In 2014, at age 88, Bennett broke his own record as the oldest living performer with a No. 1 album on the Billboard 200 chart for “Cheek to Cheek,” his duet project with Lady Gaga.

Three years earlier, he topped the charts with “Duets II,” featuring such contemporary stars as Gaga, Carrie Underwood and Amy Winehouse, in her last studio recording.

His rapport with Winehouse was captured in the Oscar-nominated documentary “Amy,” which showed Bennett patiently encouraging the insecure young singer through a performance of “Body and Soul.”

Preserving the 'Great American Songbook'

For Bennett, one of the few performers to move easily between pop and jazz, such collaborations were part of his crusade to expose new audiences to what he called the Great American Songbook.

“No country has given the world such great music,” Bennett said in a 2015 interview with Downbeat Magazine. “Cole Porter, Irving Berlin, George Gershwin, Jerome Kern.
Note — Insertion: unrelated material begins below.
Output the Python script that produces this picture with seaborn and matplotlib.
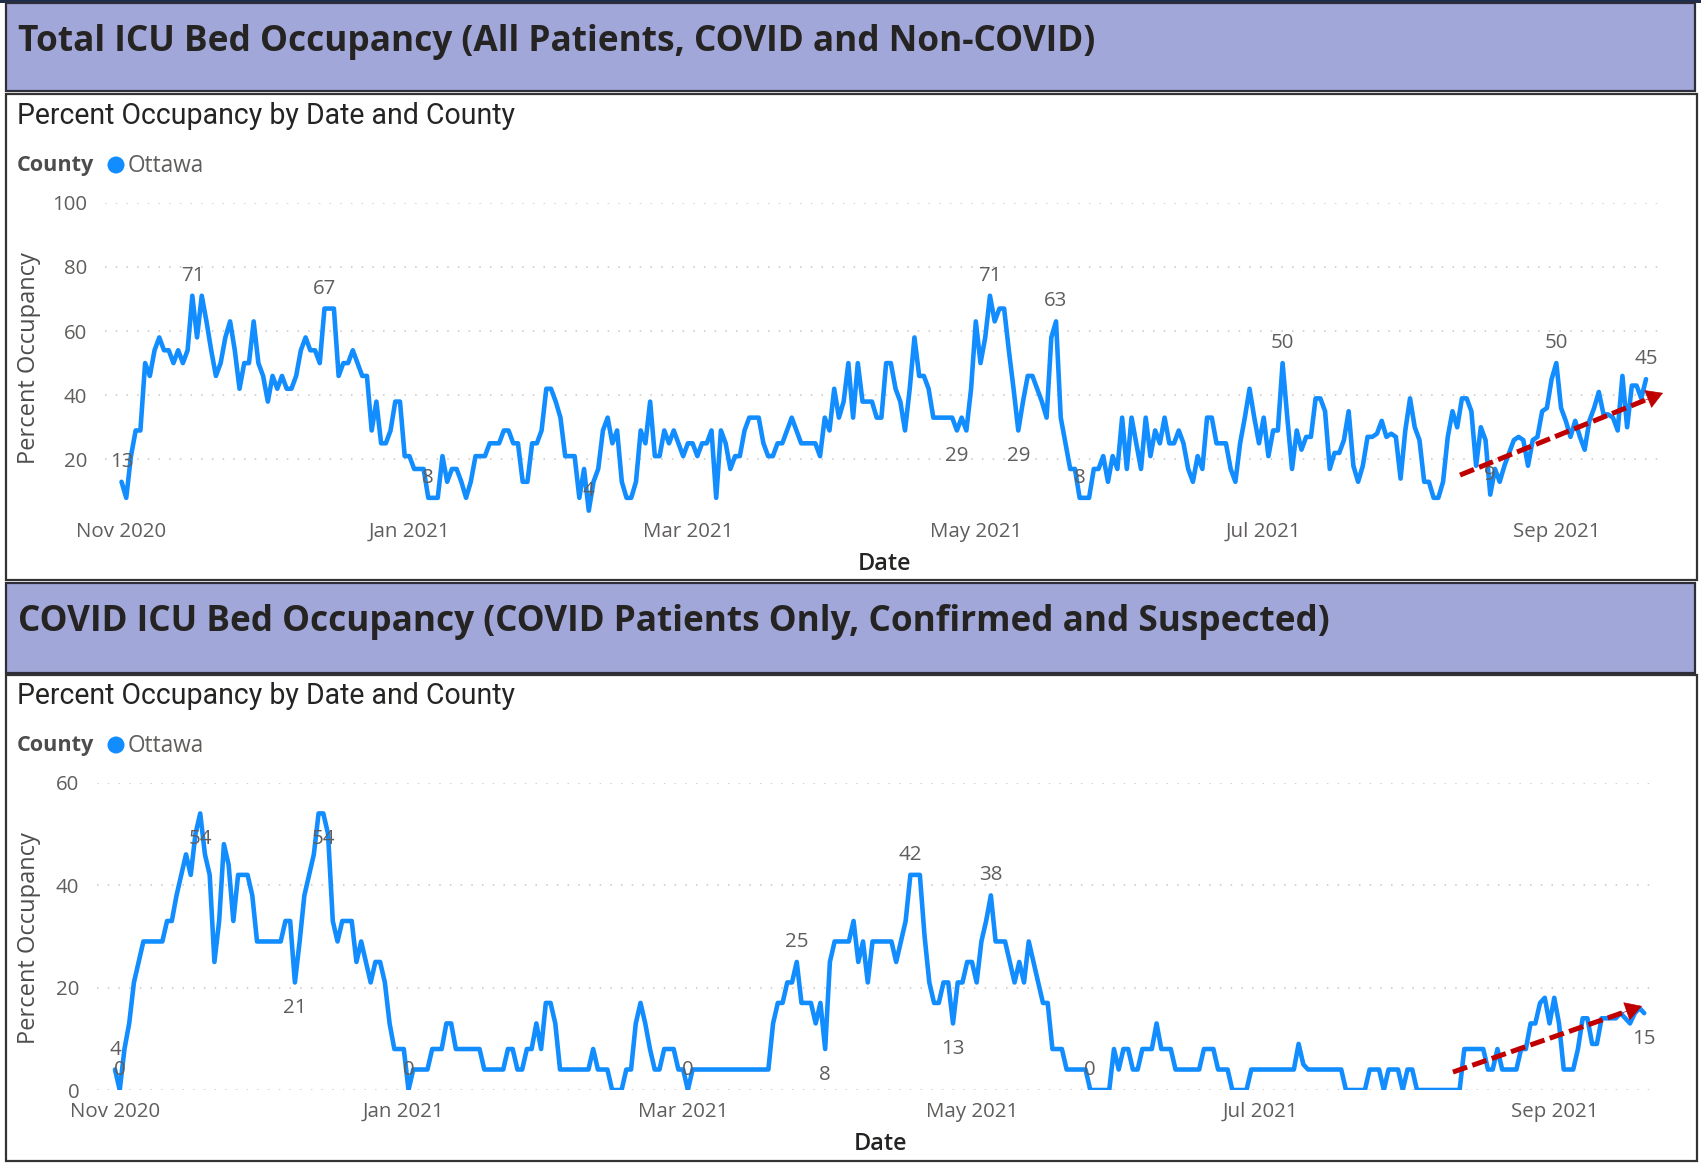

Those songs will never die.”

Ironically, his most famous contribution came through two unknowns, George Cory and Douglass Cross, who in the early ’60s provided Bennett with his signature song at a time his career was in a lull.

They gave Bennett’s musical director, pianist Ralph Sharon, some sheet music that he stuck in a dresser drawer and forgot about until he was packing for a tour that included a stop in San Francisco.

“Ralph saw some sheet music in his shirt drawer ... and on top of the pile was a song called ‘I Left My Heart In San Francisco.’ Ralph thought it would be good material for San Francisco,” Bennett said.

“We were rehearsing and the bartender in the club in Little Rock, Arkansas, said, ‘If you record that song, I’m going to be the first to buy it.’”

Later Bennett would win Grammys for his tributes to female vocalists (“Here’s to the Ladies”), Billie Holiday (“Tony Bennett on Holiday”), and Duke Ellington (“Bennett Sings Ellington — Hot & Cool”).

He also won Grammys for his collaborations with other singers: “Playin’ With My Friends — Bennett Sings the Blues,” and his Louis Armstrong tribute, “A Wonderful World” with lang, the first full album he had ever recorded with another singer.

He celebrated his 80th birthday with “Duets: An American Classic,” featuring Barbra Streisand, Paul McCartney and Stevie Wonder among others.

“They’re all giants in the industry, and all of a sudden they’re saying to me ‘You’re the master,’” Bennett told the AP in 2006.